§ What to do: Return the material exactly as supplied, apart from the pictures, which are omitted.

§ Data shown:
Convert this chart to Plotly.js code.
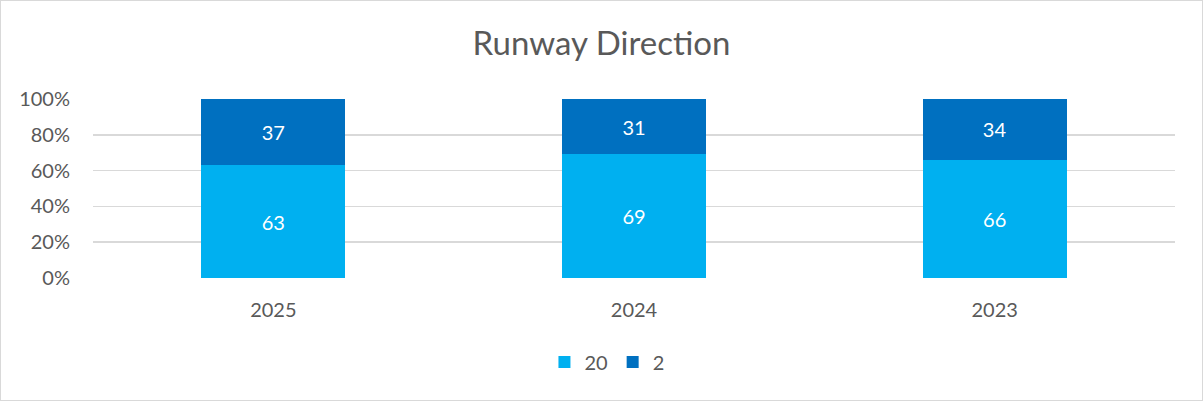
<!DOCTYPE html>
<html>
<head>
<meta charset="utf-8">
<script src="https://cdn.plot.ly/plotly-3.0.1.min.js"></script>
<style>
  body { margin: 0; background: #fff; }
  #graf { width: 1203px; height: 401px; box-sizing: border-box; border: 1px solid #d9d9d9; }
</style>
</head>
<body>
<div id="graf"></div>
<script>
// dades del grafic
var anys = ['2025', '2024', '2023'];
var pista20 = [63, 69, 66];
var pista2 = [37, 31, 34];
var etiquetesY = ['0%', '20%', '40%', '60%', '80%', '100%'];
var valorsY = [0, 20, 40, 60, 80, 100];

var font = 'Lato, "Open Sans", sans-serif';

var serie20 = {
    x: anys, y: pista20, type: 'bar', name: '20',
    marker: {color: '#00b0f0'},
    text: pista20.map(String), textposition: 'inside', insidetextanchor: 'middle',
    textfont: {color: '#ffffff', size: 20, family: font}, constraintext: 'none',
    hoverinfo: 'none'
};
var serie2 = {
    x: anys, y: pista2, type: 'bar', name: '2',
    marker: {color: '#0070c0'},
    text: pista2.map(String), textposition: 'inside', insidetextanchor: 'middle',
    textfont: {color: '#ffffff', size: 20, family: font}, constraintext: 'none',
    hoverinfo: 'none'
};

var layout = {
    width: 1201, height: 399,
    margin: {l: 92, r: 27, t: 98, b: 122, autoexpand: false},
    paper_bgcolor: '#ffffff', plot_bgcolor: '#ffffff',
    barmode: 'stack', bargap: 0.6,
    font: {family: font, color: '#595959', size: 20},
    title: {text: 'Runway Direction', x: 0.5, xanchor: 'center', y: 0.893, yanchor: 'middle',
            font: {size: 33, color: '#595959', family: font}},
    xaxis: {type: 'category', showgrid: false, zeroline: false, showline: false, ticks: '',
            ticklabelstandoff: 18, tickfont: {size: 20, color: '#595959'}},
    yaxis: {range: [0, 100], tickvals: valorsY, ticktext: etiquetesY,
            showgrid: true, gridcolor: '#d9d9d9', gridwidth: 1.5, zeroline: false,
            showline: false, ticks: '', ticklabelstandoff: 22,
            tickfont: {size: 20, color: '#595959'}},
    legend: {orientation: 'h', x: 0.475, xanchor: 'center', yref: 'container', y: 0.095, yanchor: 'middle',
             font: {size: 20, color: '#595959'}, traceorder: 'normal', itemwidth: 30},
    showlegend: true
};

Plotly.newPlot('graf', [serie20, serie2], layout, {displayModeBar: false, staticPlot: true});
</script>
</body>
</html>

§ Exercise output:
Convert this chart to Plotly.js code.
<!DOCTYPE html>
<html>
<head>
<meta charset="utf-8">
<script src="https://cdn.plot.ly/plotly-3.0.1.min.js"></script>
<style>
  body { margin: 0; background: #fff; }
  #graf { width: 1203px; height: 401px; box-sizing: border-box; border: 1px solid #d9d9d9; }
</style>
</head>
<body>
<div id="graf"></div>
<script>
// dades del grafic
var anys = ['2025', '2024', '2023'];
var pista20 = [63, 69, 66];
var pista2 = [37, 31, 34];
var etiquetesY = ['0%', '20%', '40%', '60%', '80%', '100%'];
var valorsY = [0, 20, 40, 60, 80, 100];

var font = 'Lato, "Open Sans", sans-serif';

var serie20 = {
    x: anys, y: pista20, type: 'bar', name: '20',
    marker: {color: '#00b0f0'},
    text: pista20.map(String), textposition: 'inside', insidetextanchor: 'middle',
    textfont: {color: '#ffffff', size: 20, family: font}, constraintext: 'none',
    hoverinfo: 'none'
};
var serie2 = {
    x: anys, y: pista2, type: 'bar', name: '2',
    marker: {color: '#0070c0'},
    text: pista2.map(String), textposition: 'inside', insidetextanchor: 'middle',
    textfont: {color: '#ffffff', size: 20, family: font}, constraintext: 'none',
    hoverinfo: 'none'
};

var layout = {
    width: 1201, height: 399,
    margin: {l: 92, r: 27, t: 98, b: 122, autoexpand: false},
    paper_bgcolor: '#ffffff', plot_bgcolor: '#ffffff',
    barmode: 'stack', bargap: 0.6,
    font: {family: font, color: '#595959', size: 20},
    title: {text: 'Runway Direction', x: 0.5, xanchor: 'center', y: 0.893, yanchor: 'middle',
            font: {size: 33, color: '#595959', family: font}},
    xaxis: {type: 'category', showgrid: false, zeroline: false, showline: false, ticks: '',
            ticklabelstandoff: 18, tickfont: {size: 20, color: '#595959'}},
    yaxis: {range: [0, 100], tickvals: valorsY, ticktext: etiquetesY,
            showgrid: true, gridcolor: '#d9d9d9', gridwidth: 1.5, zeroline: false,
            showline: false, ticks: '', ticklabelstandoff: 22,
            tickfont: {size: 20, color: '#595959'}},
    legend: {orientation: 'h', x: 0.475, xanchor: 'center', yref: 'container', y: 0.095, yanchor: 'middle',
             font: {size: 20, color: '#595959'}, traceorder: 'normal', itemwidth: 30},
    showlegend: true
};

Plotly.newPlot('graf', [serie20, serie2], layout, {displayModeBar: false, staticPlot: true});
</script>
</body>
</html>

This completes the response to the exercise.